Portrait of Judith Sargent Murray by John Singleton Copley, Terra Foundation for American Art, Daniel J. Terra Collection via Wikipedia.

Judith Sargent Stevens Murray is prominently remembered for her essays and journalistic comments on women’s rights. Her works advocated for women’s equality, access to education and right to control their earnings with her most significant essay, “On the Equality of the Sexes,” being published in 1790, before Mary Wollstonecraft’s, ‘Vindication of the Rights of Women’ (1792).

She was born on May 1, 1751, to a wealthy shipowner and merchant family in Gloucester, Massachusetts. While Judith received a relatively good education for a girl of her time, it was nothing compared to her brothers. Thus, Judith taught herself history, philosophy, geography and literature through books in the family’s vast library.

Judith was a firm believer in better educational opportunities for women. Her essays challenged and refuted predominant beliefs regarding the inferiority of the female brain, countering that it was actually due to a lack of access to education instead of physical limitations.
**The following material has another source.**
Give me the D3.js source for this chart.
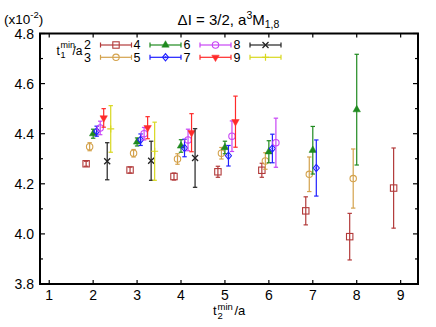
<!DOCTYPE html>
<html>
<head>
<meta charset="utf-8">
<script src="https://cdn.jsdelivr.net/npm/d3@7"></script>
<style>
html,body{margin:0;padding:0;background:#fff;}
svg{display:block;font-family:"Liberation Sans",Arial,Helvetica,sans-serif;}
</style>
</head>
<body>
<svg id="chart" width="436" height="327"></svg>
<script>
// ---- data ----
const t2Values = [2, 3, 4, 5, 6, 7, 8, 9];
const t1Labels = [2, 3, 4, 5, 6, 7, 8, 9];
const s2Val = [4.280, 4.255, 4.229, 4.248, 4.254, 4.092, 3.989, 4.183];
const s2Err = [0.010, 0.012, 0.014, 0.022, 0.028, 0.056, 0.093, 0.160];
const s3Val = [4.348, 4.322, 4.299, 4.322, 4.291, 4.238, 4.221];
const s3Err = [0.016, 0.015, 0.021, 0.023, 0.033, 0.069, 0.118];
const s4Val = [4.400, 4.367, 4.351, 4.345, 4.328, 4.334, 4.496];
const s4Err = [0.018, 0.016, 0.025, 0.025, 0.044, 0.095, 0.221];
const s5Val = [4.410, 4.376, 4.343, 4.312, 4.341, 4.263];
const s5Err = [0.020, 0.023, 0.035, 0.041, 0.057, 0.112];
const s6Val = [4.423, 4.400, 4.375, 4.390, 4.364];
const s6Err = [0.027, 0.025, 0.043, 0.061, 0.098];
const s7Val = [4.463, 4.424, 4.404, 4.448];
const s7Err = [0.037, 0.044, 0.076, 0.102];
const s8Val = [4.290, 4.292, 4.303];
const s8Err = [0.074, 0.078, 0.117];
const s9Val = [4.419, 4.330];
const s9Err = [0.093, 0.116];
const xTicks = [1, 2, 3, 4, 5, 6, 7, 8, 9];
const yTicks = [3.8, 4.0, 4.2, 4.4, 4.6, 4.8];

const seriesVals = [s2Val, s3Val, s4Val, s5Val, s6Val, s7Val, s8Val, s9Val];
const seriesErrs = [s2Err, s3Err, s4Err, s5Err, s6Err, s7Err, s8Err, s9Err];
const colors = ["#b23a3a", "#d4a24c", "#1f8a1f", "#1f1fff", "#c845f5", "#ff2a2a", "#222222", "#d8d820"];
const shapes = ["square", "circle", "triUp", "diamond", "circle", "triDown", "cross", "plus"];

// ---- layout ----
const L = 40, R = 418, T = 33.5, B = 284;
const svg = d3.select("#chart");
const x = d3.scaleLinear().domain([0.79, 9.395]).range([L, R]);
const y = d3.scaleLinear().domain([3.8, 4.8]).range([B, T]);
const offsetStep = 0.08;

// ticks
const g = svg.append("g");
const minorY = d3.range(3.9, 4.8, 0.2);
yTicks.forEach(v => {
  g.append("line").attr("x1", L).attr("x2", L + 5).attr("y1", y(v)).attr("y2", y(v)).attr("stroke", "#000").attr("stroke-width", 1.2);
  g.append("line").attr("x1", R).attr("x2", R - 5).attr("y1", y(v)).attr("y2", y(v)).attr("stroke", "#000").attr("stroke-width", 1.2);
  g.append("text").attr("x", 34).attr("y", y(v) + 5).attr("text-anchor", "end").attr("font-size", 14).text(v.toFixed(1));
});
minorY.forEach(v => {
  g.append("line").attr("x1", L).attr("x2", L + 3).attr("y1", y(v)).attr("y2", y(v)).attr("stroke", "#000").attr("stroke-width", 1.2);
  g.append("line").attr("x1", R).attr("x2", R - 3).attr("y1", y(v)).attr("y2", y(v)).attr("stroke", "#000").attr("stroke-width", 1.2);
});
xTicks.forEach(v => {
  g.append("line").attr("x1", x(v)).attr("x2", x(v)).attr("y1", B).attr("y2", B - 4).attr("stroke", "#000").attr("stroke-width", 1.2);
  g.append("line").attr("x1", x(v)).attr("x2", x(v)).attr("y1", T).attr("y2", T + 4).attr("stroke", "#000").attr("stroke-width", 1.2);
  g.append("text").attr("x", x(v)).attr("y", 300).attr("text-anchor", "middle").attr("font-size", 14).text(v);
});

// frame
svg.append("rect").attr("x", L).attr("y", T).attr("width", R - L).attr("height", B - T)
  .attr("fill", "none").attr("stroke", "#000").attr("stroke-width", 2);

// symbol drawer
function drawSymbol(sel, shape, cx, cy, color) {
  const sw = 1.1;
  if (shape === "square") {
    sel.append("rect").attr("x", cx - 3.2).attr("y", cy - 3.2).attr("width", 6.4).attr("height", 6.4)
      .attr("fill", "none").attr("stroke", color).attr("stroke-width", sw);
  } else if (shape === "circle") {
    sel.append("circle").attr("cx", cx).attr("cy", cy).attr("r", 3.2)
      .attr("fill", "none").attr("stroke", color).attr("stroke-width", sw);
  } else if (shape === "triUp") {
    sel.append("path").attr("d", d3.symbol(d3.symbolTriangle, 24)()).attr("transform", `translate(${cx},${cy})`)
      .attr("fill", color).attr("stroke", color).attr("stroke-width", 0.5);
  } else if (shape === "triDown") {
    sel.append("path").attr("d", d3.symbol(d3.symbolTriangle, 24)()).attr("transform", `translate(${cx},${cy}) rotate(180)`)
      .attr("fill", color).attr("stroke", color).attr("stroke-width", 0.5);
  } else if (shape === "diamond") {
    sel.append("path").attr("d", `M${cx},${cy - 3.6}L${cx + 3},${cy}L${cx},${cy + 3.6}L${cx - 3},${cy}Z`)
      .attr("fill", "none").attr("stroke", color).attr("stroke-width", sw);
    sel.append("circle").attr("cx", cx).attr("cy", cy).attr("r", 1).attr("fill", color);
  } else if (shape === "cross") {
    sel.append("path").attr("d", `M${cx - 3},${cy - 3}L${cx + 3},${cy + 3}M${cx - 3},${cy + 3}L${cx + 3},${cy - 3}`)
      .attr("stroke", color).attr("stroke-width", 1.3);
  } else if (shape === "plus") {
    sel.append("path").attr("d", `M${cx - 3.5},${cy}L${cx + 3.5},${cy}M${cx},${cy - 3.5}L${cx},${cy + 3.5}`)
      .attr("stroke", color).attr("stroke-width", 1.2);
  }
}

// data points
const pts = svg.append("g");
seriesVals.forEach((vals, si) => {
  const col = colors[si];
  const sg = pts.append("g");
  vals.forEach((v, i) => {
    const xv = x(t2Values[i] + (t1Labels[si] - 4) * offsetStep);
    const e = seriesErrs[si][i];
    const y1 = y(v + e), y2 = y(v - e);
    sg.append("line").attr("x1", xv).attr("x2", xv).attr("y1", y1).attr("y2", y2).attr("stroke", col).attr("stroke-width", 1.2);
    sg.append("line").attr("x1", xv - 2.2).attr("x2", xv + 2.2).attr("y1", y1).attr("y2", y1).attr("stroke", col).attr("stroke-width", 1.2);
    sg.append("line").attr("x1", xv - 2.2).attr("x2", xv + 2.2).attr("y1", y2).attr("y2", y2).attr("stroke", col).attr("stroke-width", 1.2);
    drawSymbol(sg, shapes[si], xv, y(v), col);
  });
});

// legend
const lg = svg.append("g");
const colX = [100.5, 150, 200, 250];
const rowY = [45, 57.3];
t1Labels.forEach((lab, si) => {
  const c = Math.floor(si / 2), r = si % 2;
  const x0 = colX[c], x1 = x0 + 31, yy = rowY[r], col = colors[si];
  lg.append("text").attr("x", x0 - 9.5).attr("y", yy + 4.3).attr("text-anchor", "end").attr("font-size", 12.5).text(lab);
  lg.append("line").attr("x1", x0).attr("x2", x1).attr("y1", yy).attr("y2", yy).attr("stroke", col).attr("stroke-width", 1.2);
  lg.append("line").attr("x1", x0).attr("x2", x0).attr("y1", yy - 2.5).attr("y2", yy + 2.5).attr("stroke", col).attr("stroke-width", 1.2);
  lg.append("line").attr("x1", x1).attr("x2", x1).attr("y1", yy - 2.5).attr("y2", yy + 2.5).attr("stroke", col).attr("stroke-width", 1.2);
  drawSymbol(lg, shapes[si], (x0 + x1) / 2, yy, col);
});
// legend title t1^min/a (single text, stacked sub/superscript)
const lt = lg.append("text").attr("x", 56.5).attr("y", 54.5).attr("font-size", 12);
lt.append("tspan").text("t");
lt.append("tspan").attr("x", 60.5).attr("y", 47.5).attr("font-size", 9).text("min");
lt.append("tspan").attr("x", 60.5).attr("y", 57.5).attr("font-size", 9).text("1");
lt.append("tspan").attr("x", 72.5).attr("y", 54.5).text("/a");

// title
const title = svg.append("text").attr("x", 228.5).attr("y", 25).attr("text-anchor", "middle").attr("font-size", 15);
title.append("tspan").text("ΔI = 3/2, a");
title.append("tspan").attr("font-size", 10.5).attr("dy", -6).text("3");
title.append("tspan").attr("dy", 6).text("M");
title.append("tspan").attr("font-size", 10.5).attr("dy", 3).text("1,8");

// scale factor
const sf = svg.append("text").attr("x", 4).attr("y", 24).attr("font-size", 13.5);
sf.append("tspan").text("(x10");
sf.append("tspan").attr("font-size", 9.5).attr("dy", -6).text("-2");
sf.append("tspan").attr("dy", 6).text(")");

// x axis label t2^min/a (single text, stacked sub/superscript)
const xl = svg.append("text").attr("x", 213).attr("y", 314.5).attr("font-size", 13);
xl.append("tspan").text("t");
xl.append("tspan").attr("x", 217.5).attr("y", 309.5).attr("font-size", 9.5).text("min");
xl.append("tspan").attr("x", 217.5).attr("y", 318.5).attr("font-size", 9.5).text("2");
xl.append("tspan").attr("x", 234.5).attr("y", 314.5).text("/a");
</script>
</body>
</html>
Her essays were vital to the post-Revolutionary notion of “Republican Motherhood” – the belief that the patriot’s daughter should be raised to uphold republican values to be passed on to the next generation, while also upholding the morality of her husband and children.

In 1789, Judith published ‘The Gleaner’, a collection of essays she had written for the Massachusetts Magazine between 1791 and 1794. This book would further reinforce her beliefs for women’s rights and was purchased by notable figures such as George Washington, John Adams and Henry Knox.